AI engineering is not about flashy demos it’s about reliable pipelines, scalable infrastructure, and repeatable deployment.
AWS provides a solid foundation for this, but only if you understand how the pieces actually fit together.
This post walks through the core AWS services every AI engineer should understand, with a focus on real-world usage rather than theory.
What Does AI Engineering Mean on AWS?
AI engineering sits between:
- Data engineering
- Machine learning
- Cloud infrastructure
On AWS, this usually means:
- Storing and processing large datasets
- Training and serving models reliably
- Automating everything from data ingestion to deployment
You don’t need every AWS service just the right ones.
Data Layer: Where Everything Starts
Most AI workflows on AWS begin with Amazon S3.
Why S3 works so well for AI:
- Cheap and infinitely scalable
- Works seamlessly with SageMaker, Glue, Athena, and EMR
- Easy versioning for datasets and model artifacts
A common production pattern:
raw/→ incoming unprocessed dataprocessed/→ cleaned and transformed datasetsmodels/→ trained model artifacts
This structure sounds simple, but it saves teams months of confusion later.
Training Models with Amazon SageMaker
SageMaker is powerful but only if you don’t overcomplicate it.

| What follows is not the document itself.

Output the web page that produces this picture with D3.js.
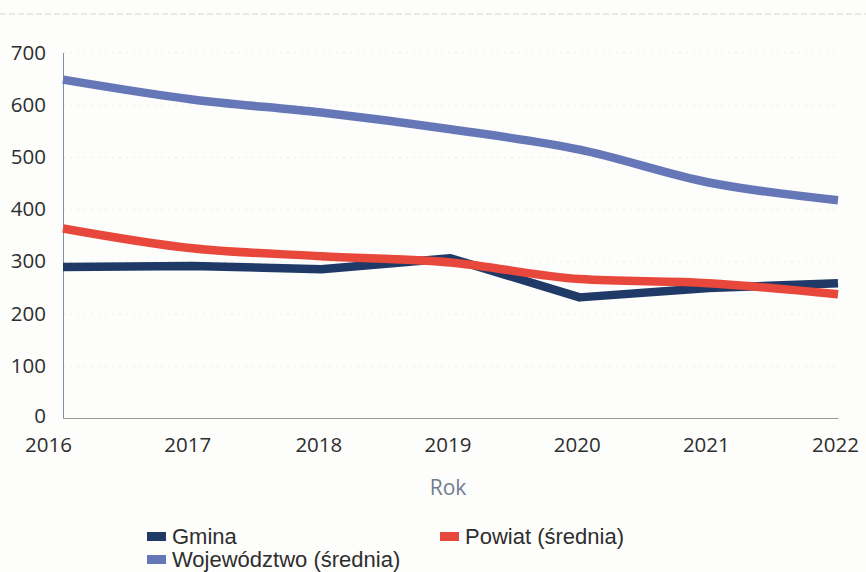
<!DOCTYPE html>
<html>
<head>
<meta charset="utf-8">
<script src="https://cdn.jsdelivr.net/npm/d3@7"></script>
<style>
  body { margin: 0; background: #fdfdfb; }
  svg { display: block; }
</style>
</head>
<body>
<svg id="chart" width="866" height="572"></svg>
<script>
(function() {
    'use strict';

    var years = [2016, 2017, 2018, 2019, 2020, 2021, 2022];
    var gmina = [289, 291, 285, 306, 231, 249, 258];
    var powiat = [363, 325, 310, 298, 266, 258, 237];
    var wojewodztwo = [648, 610, 585, 553, 514, 451, 417];
    var yTicks = [0, 100, 200, 300, 400, 500, 600, 700];

    var series = [
        {name: 'Województwo (średnia)', values: wojewodztwo, color: '#6677b8', curve: d3.curveMonotoneX},
        {name: 'Gmina', values: gmina, color: '#1f3a66', curve: d3.curveLinear},
        {name: 'Powiat (średnia)', values: powiat, color: '#e8473b', curve: d3.curveMonotoneX}
    ];

    var svg = d3.select('#chart');

    var x = d3.scaleLinear()
        .domain([2016, 2022])
        .range([63, 838]);
    var y = d3.scaleLinear()
        .domain([0, 700])
        .range([418, 52.5]);

    // scan border at top
    svg.append('line')
        .attr('x1', 0).attr('x2', 866)
        .attr('y1', 14).attr('y2', 14)
        .attr('stroke', '#d4d4d4')
        .attr('stroke-dasharray', '6,3');

    // faint gridlines
    var grid = d3.axisLeft(y)
        .tickValues(yTicks.slice(1))
        .tickFormat('')
        .tickSize(-(x.range()[1] - x.range()[0]))
        .tickSizeOuter(0);
    svg.append('g')
        .attr('class', 'grid')
        .attr('transform', 'translate(63,0)')
        .call(grid)
        .call(function(g) {
            g.select('.domain').remove();
            g.selectAll('line').attr('stroke', '#ececec').attr('stroke-dasharray', '2,5');
        });

    // y axis
    var yAxis = d3.axisLeft(y)
        .tickValues(yTicks)
        .tickSize(0)
        .tickPadding(17);
    svg.append('g')
        .attr('class', 'y axis')
        .attr('transform', 'translate(63,0)')
        .call(yAxis)
        .call(function(g) {
            g.select('.domain').attr('stroke', '#7f8fa6');
            g.selectAll('text')
                .attr('font-family', 'Open Sans')
                .attr('font-size', 20.5)
                .attr('fill', '#2e2e2e')
                .attr('y', function(d) { return d === 0 ? -2 : 0; });
        });

    // x axis
    var xAxis = d3.axisBottom(x)
        .tickValues(years)
        .tickFormat(d3.format('d'))
        .tickSize(0)
        .tickPadding(19);
    svg.append('g')
        .attr('class', 'x axis')
        .attr('transform', 'translate(0,418)')
        .call(xAxis)
        .call(function(g) {
            g.select('.domain').attr('stroke', '#999');
            g.selectAll('text')
                .attr('font-family', 'Open Sans')
                .attr('font-size', 20.5)
                .attr('fill', '#2e2e2e')
                .attr('dx', function(d) { return d === 2016 ? -15 : (d === 2017 ? -5 : -3); });
        });

    svg.append('text')
        .attr('x', 448)
        .attr('y', 495)
        .attr('text-anchor', 'middle')
        .attr('font-family', 'Open Sans')
        .attr('font-size', 21)
        .attr('fill', '#6f7d90')
        .text('Rok');

    // lines
    series.forEach(function(s) {
        var line = d3.line()
            .x(function(d, i) { return x(years[i]); })
            .y(function(d) { return y(d); })
            .curve(s.curve);
        svg.append('path')
            .datum(s.values)
            .attr('fill', 'none')
            .attr('stroke', s.color)
            .attr('stroke-width', 8.5)
            .attr('stroke-linejoin', 'round')
            .attr('d', line);
    });

    // legend
    var legendItems = [
        {name: 'Gmina', color: '#1f3a66', x: 147, y: 544},
        {name: 'Powiat (średnia)', color: '#e8473b', x: 440, y: 544},
        {name: 'Województwo (średnia)', color: '#6677b8', x: 147, y: 567}
    ];
    var legend = svg.append('g').attr('class', 'legend');
    legendItems.forEach(function(d) {
        legend.append('rect')
            .attr('x', d.x)
            .attr('y', d.y - 12)
            .attr('width', 19)
            .attr('height', 9)
            .attr('fill', d.color);
        legend.append('text')
            .attr('x', d.x + 25)
            .attr('y', d.y)
            .attr('font-family', 'Liberation Sans')
            .attr('font-size', 22)
            .attr('fill', '#2e2e2e')
            .text(d.name);
    });
})();
</script>
</body>
</html>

Best practices I’ve seen work:
- Start with SageMaker Studio
- Use built-in containers before custom Docker images
- Log everything to CloudWatch
- Store outputs back to S3, not local disks
SageMaker shines when you treat it like infrastructure, not a notebook playground.
Key Takeaway
AWS doesn’t make AI “easy” it makes it operationally possible at scale.
If you master:
- S3 for data
- SageMaker for training
- IAM for security
You already have 70% of what an AI engineer needs on AWS.